• What you should do:
Up to and including the line with "import seaborn as sns", write out the listing from its first line, minus the pictures.

-=-=-=-=-

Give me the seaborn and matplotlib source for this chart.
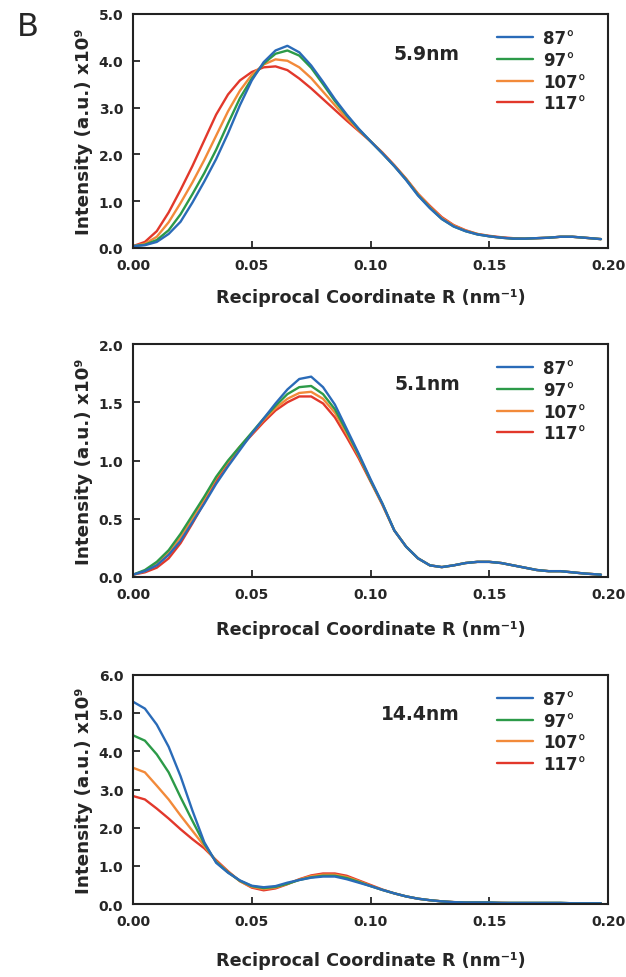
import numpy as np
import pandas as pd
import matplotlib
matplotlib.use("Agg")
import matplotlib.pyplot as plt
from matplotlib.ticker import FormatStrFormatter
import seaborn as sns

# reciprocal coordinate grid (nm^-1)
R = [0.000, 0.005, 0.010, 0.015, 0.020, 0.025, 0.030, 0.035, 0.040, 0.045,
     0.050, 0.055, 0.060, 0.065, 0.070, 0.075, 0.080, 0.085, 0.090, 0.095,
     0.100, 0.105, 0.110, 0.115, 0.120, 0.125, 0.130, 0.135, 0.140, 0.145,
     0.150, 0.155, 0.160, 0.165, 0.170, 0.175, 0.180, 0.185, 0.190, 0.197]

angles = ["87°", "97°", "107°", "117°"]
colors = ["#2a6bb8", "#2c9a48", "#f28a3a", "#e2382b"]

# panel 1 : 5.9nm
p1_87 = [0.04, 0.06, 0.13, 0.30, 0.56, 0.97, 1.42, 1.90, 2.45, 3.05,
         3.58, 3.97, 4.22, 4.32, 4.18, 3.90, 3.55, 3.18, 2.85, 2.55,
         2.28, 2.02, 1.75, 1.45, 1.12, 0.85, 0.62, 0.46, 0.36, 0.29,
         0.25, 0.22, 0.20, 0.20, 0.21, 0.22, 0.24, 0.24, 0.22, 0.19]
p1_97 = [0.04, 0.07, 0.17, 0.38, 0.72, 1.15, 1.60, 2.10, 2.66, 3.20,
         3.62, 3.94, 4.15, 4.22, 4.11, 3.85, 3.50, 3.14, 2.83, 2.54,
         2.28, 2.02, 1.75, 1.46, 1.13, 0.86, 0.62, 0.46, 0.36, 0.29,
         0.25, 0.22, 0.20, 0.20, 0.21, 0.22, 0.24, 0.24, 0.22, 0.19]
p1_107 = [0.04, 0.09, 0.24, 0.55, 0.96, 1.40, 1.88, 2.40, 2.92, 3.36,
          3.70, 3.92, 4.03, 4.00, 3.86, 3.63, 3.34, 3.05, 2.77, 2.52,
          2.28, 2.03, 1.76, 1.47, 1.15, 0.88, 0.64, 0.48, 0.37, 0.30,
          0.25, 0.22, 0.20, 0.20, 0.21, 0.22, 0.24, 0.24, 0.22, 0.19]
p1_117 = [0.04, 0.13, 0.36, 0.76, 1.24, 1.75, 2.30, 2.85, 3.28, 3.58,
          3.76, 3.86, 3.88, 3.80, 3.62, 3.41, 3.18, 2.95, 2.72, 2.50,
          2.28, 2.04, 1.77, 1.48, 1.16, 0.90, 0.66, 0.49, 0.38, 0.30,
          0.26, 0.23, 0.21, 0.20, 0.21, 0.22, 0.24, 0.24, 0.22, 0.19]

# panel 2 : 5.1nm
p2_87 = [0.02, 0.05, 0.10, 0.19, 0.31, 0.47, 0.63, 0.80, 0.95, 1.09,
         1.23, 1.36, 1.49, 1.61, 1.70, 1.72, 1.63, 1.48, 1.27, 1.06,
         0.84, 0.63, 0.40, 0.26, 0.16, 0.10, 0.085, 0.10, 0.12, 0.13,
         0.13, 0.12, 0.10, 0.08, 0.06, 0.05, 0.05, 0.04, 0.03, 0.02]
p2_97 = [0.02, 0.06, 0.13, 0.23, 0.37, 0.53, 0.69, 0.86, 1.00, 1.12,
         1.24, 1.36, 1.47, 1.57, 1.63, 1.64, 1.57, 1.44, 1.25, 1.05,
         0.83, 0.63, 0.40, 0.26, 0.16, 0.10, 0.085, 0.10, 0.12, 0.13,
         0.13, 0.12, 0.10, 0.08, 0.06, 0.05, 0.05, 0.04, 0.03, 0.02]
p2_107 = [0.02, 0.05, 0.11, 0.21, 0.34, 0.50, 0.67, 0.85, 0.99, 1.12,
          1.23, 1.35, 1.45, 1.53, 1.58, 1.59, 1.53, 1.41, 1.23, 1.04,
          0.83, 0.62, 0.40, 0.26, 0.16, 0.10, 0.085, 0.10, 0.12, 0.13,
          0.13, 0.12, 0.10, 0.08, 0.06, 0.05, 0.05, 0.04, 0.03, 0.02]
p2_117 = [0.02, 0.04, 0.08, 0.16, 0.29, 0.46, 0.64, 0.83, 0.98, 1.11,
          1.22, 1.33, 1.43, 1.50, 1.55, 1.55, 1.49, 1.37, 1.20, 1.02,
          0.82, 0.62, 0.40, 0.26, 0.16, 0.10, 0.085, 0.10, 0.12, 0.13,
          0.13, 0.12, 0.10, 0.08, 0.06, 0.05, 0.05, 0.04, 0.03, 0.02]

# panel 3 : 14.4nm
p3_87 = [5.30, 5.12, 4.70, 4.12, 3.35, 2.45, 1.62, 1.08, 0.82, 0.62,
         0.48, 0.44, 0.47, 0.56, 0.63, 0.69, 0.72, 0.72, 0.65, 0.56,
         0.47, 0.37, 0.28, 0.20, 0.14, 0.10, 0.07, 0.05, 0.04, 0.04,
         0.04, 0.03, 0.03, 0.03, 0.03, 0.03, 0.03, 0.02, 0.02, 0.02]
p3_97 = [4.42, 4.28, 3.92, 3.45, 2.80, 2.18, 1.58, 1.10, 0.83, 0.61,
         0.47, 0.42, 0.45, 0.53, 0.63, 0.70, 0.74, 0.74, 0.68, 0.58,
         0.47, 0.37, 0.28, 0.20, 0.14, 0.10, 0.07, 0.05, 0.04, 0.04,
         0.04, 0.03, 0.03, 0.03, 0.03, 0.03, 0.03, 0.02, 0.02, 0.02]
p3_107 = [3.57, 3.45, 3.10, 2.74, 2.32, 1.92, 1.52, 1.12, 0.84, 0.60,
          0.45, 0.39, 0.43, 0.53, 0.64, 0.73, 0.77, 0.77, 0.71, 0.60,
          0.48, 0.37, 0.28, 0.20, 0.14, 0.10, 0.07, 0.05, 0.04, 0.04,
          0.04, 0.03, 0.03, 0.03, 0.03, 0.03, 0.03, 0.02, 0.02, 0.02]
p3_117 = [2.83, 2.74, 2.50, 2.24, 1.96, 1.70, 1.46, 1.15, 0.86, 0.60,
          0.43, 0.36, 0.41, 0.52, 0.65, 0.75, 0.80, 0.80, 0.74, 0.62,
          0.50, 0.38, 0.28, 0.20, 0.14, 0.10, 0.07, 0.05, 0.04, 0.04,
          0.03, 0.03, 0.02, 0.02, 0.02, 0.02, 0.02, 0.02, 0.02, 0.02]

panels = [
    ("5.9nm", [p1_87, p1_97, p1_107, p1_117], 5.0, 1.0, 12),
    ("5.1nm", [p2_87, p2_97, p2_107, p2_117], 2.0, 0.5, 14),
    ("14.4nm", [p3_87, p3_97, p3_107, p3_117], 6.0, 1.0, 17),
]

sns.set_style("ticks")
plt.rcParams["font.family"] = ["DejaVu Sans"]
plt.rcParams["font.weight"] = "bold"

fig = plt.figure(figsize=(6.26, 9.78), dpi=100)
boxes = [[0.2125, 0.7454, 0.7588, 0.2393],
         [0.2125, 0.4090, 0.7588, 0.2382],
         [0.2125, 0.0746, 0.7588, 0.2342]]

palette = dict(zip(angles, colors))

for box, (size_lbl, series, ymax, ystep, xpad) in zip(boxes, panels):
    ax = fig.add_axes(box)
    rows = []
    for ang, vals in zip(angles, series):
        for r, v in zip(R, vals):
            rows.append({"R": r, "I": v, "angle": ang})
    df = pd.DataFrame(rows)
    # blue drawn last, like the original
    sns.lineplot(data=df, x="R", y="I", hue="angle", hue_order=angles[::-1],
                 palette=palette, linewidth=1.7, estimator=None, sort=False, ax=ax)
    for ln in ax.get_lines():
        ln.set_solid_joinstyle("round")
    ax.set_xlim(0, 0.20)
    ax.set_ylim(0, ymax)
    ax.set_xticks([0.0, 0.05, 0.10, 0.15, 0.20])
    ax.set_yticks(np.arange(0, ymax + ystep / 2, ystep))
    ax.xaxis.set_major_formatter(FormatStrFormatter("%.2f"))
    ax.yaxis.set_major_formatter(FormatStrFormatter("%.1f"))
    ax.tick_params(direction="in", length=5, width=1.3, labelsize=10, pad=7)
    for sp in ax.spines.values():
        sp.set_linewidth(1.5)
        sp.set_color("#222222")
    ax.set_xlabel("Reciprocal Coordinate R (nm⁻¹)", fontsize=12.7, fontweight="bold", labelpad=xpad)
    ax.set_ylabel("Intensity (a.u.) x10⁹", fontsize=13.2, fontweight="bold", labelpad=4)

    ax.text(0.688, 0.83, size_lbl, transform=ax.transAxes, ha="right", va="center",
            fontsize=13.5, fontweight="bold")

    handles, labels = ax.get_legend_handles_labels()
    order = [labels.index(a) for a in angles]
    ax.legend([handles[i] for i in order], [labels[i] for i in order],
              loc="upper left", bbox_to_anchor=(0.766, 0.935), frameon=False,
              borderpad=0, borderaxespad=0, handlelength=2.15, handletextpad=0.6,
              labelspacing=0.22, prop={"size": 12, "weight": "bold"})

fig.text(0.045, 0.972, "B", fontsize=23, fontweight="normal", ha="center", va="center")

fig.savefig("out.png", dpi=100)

-=-=-=-=-

• Response to this exercise:
Give me the seaborn and matplotlib source for this chart.
import numpy as np
import pandas as pd
import matplotlib
matplotlib.use("Agg")
import matplotlib.pyplot as plt
from matplotlib.ticker import FormatStrFormatter
import seaborn as sns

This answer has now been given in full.